Do the heavy lifting upfront 

Don’t jump straight into iterative cycles. Some high-level design needs to be done upfront in order to establish an architecture for the whole system, and to understand how the iterative cycles will come together. It’s important to know what data the business has and where it will be used across the system. Then, when the iterative cycles begin, there’s a single model that can reference the various strands of work.

It’s important to do this and then categorise the requirements into an MVP and a wish list, before starting the first design-build-test cycle. It’s the only way to know what cycles will be needed and to establish an over-all plan.

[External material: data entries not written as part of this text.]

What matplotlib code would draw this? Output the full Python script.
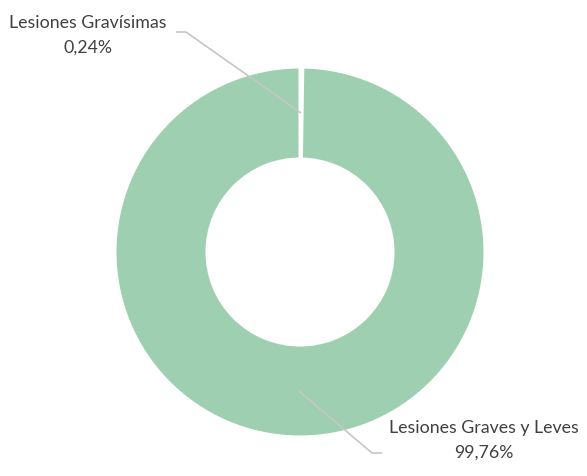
import numpy as np
import matplotlib.pyplot as plt

# data
labels = ["Lesiones Gravísimas", "Lesiones Graves y Leves"]
pct_labels = ["0,24%", "99,76%"]
values = [0.24, 99.76]

W, H = 587, 476
fig = plt.figure(figsize=(W / 100, H / 100), dpi=100)
ax = fig.add_axes([0, 0, 1, 1])

cx, cy = 300, 224
r_out, r_in = 185, 93
green = "#9ECFB0"

wedges, _ = ax.pie(values, center=(cx, cy), radius=r_out, startangle=90,
                   counterclock=False, colors=[green, green],
                   wedgeprops=dict(width=r_out - r_in, edgecolor="white", linewidth=2.2),
                   frame=True)
ax.set_xlim(0, W)
ax.set_ylim(0, H)
ax.set_aspect("equal")
ax.axis("off")

txt_color = "#404040"
line_color = "#C6C6C6"
font = dict(family=["Lato", "DejaVu Sans"], fontsize=12.8, color=txt_color)

# label positions (text centre x, y, elbow end x, elbow x, elbow y)
label_pos = [(88, 441, 176, 186, 444), (484, 36, 382, 372, 23)]

for w, lab, pct, (tx, ty, ex, kx, ky) in zip(wedges, labels, pct_labels, label_pos):
    ang = np.deg2rad((w.theta1 + w.theta2) / 2)
    rm = (r_out + r_in) / 2
    sx, sy = cx + rm * np.cos(ang), cy + rm * np.sin(ang)
    ax.plot([sx, kx, ex], [sy, ky, ky], color=line_color, lw=1.2, solid_capstyle="butt")
    ax.text(tx, ty + 12, lab, ha="center", va="center", **font)
    ax.text(tx, ty - 13, pct, ha="center", va="center", **font)

fig.savefig("out.png", dpi=100, facecolor="white")
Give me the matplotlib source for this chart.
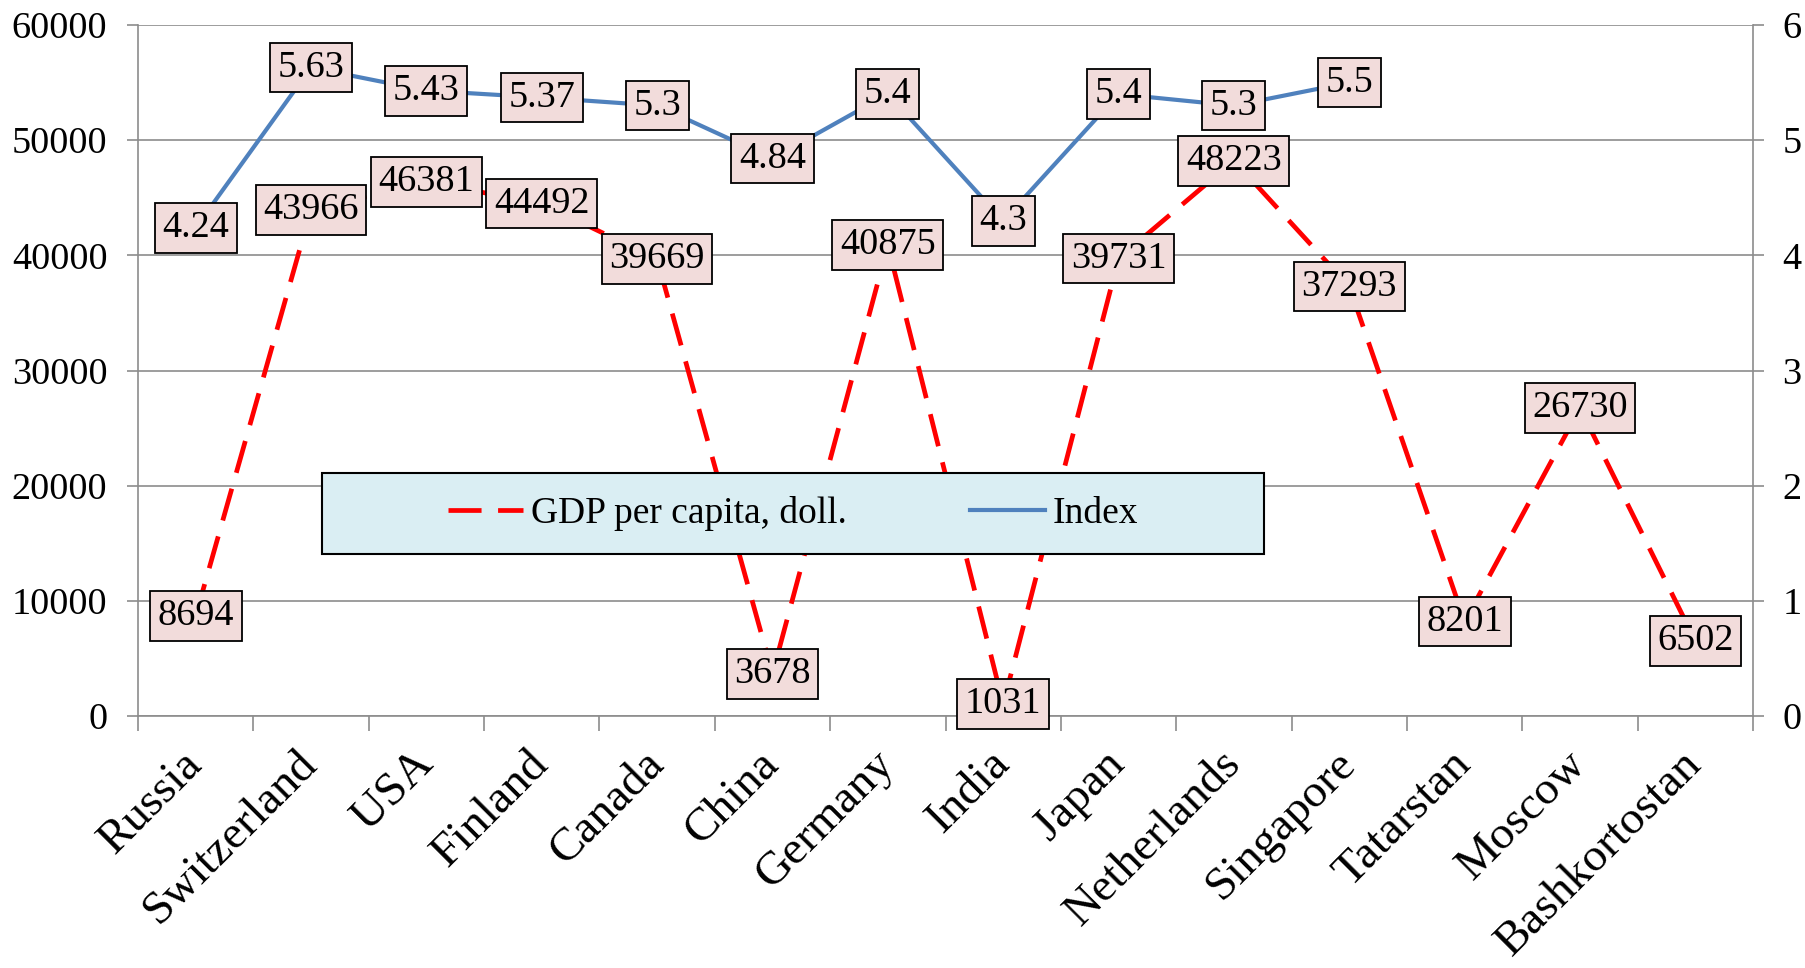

Implications for test phases

These iterative cycles also mean that some activities traditionally left until system, integration or acceptance test phases can happen much earlier in the life-cycle. In fact, you’ll do user acceptance testing at the point where the business has verified a part of the system and it gets built."

You could performance test isolated parts sooner, after the design and build of those sections is signed off. It presents an opportunity to de-risk other test phases, identify technical issues and verify roles earlier. This minimises the chances of finding big technical problems late in the day. 

Clear contracting 

Make sure your contracting holds your suppliers accountable for timely delivery. Contract around the delivery of an MVP and, for example, options around add-on functionality. This will help keep the project moving forwards. Ideally, aim for an output-based measurement and price for each cycle. Using a time and materials alternative makes it harder to hold suppliers to delivering defined pieces of work within specific time frames. 

The earlier you model and start to build the system in stages, the earlier technical and functional confidence can be built. Having seen it and trialled it, the business accepts it earlier, too. In contrast, with waterfall you get a paper-based acceptance at first and then confidence from the design as the build comes together. 

But it’s not until user acceptance testing that the business gets asked the critical question: can you run your business with this system? If the answer is ‘no’, that means a lot of expensive rework. Finding that out early in the process can make the difference between success and failure of the entire project.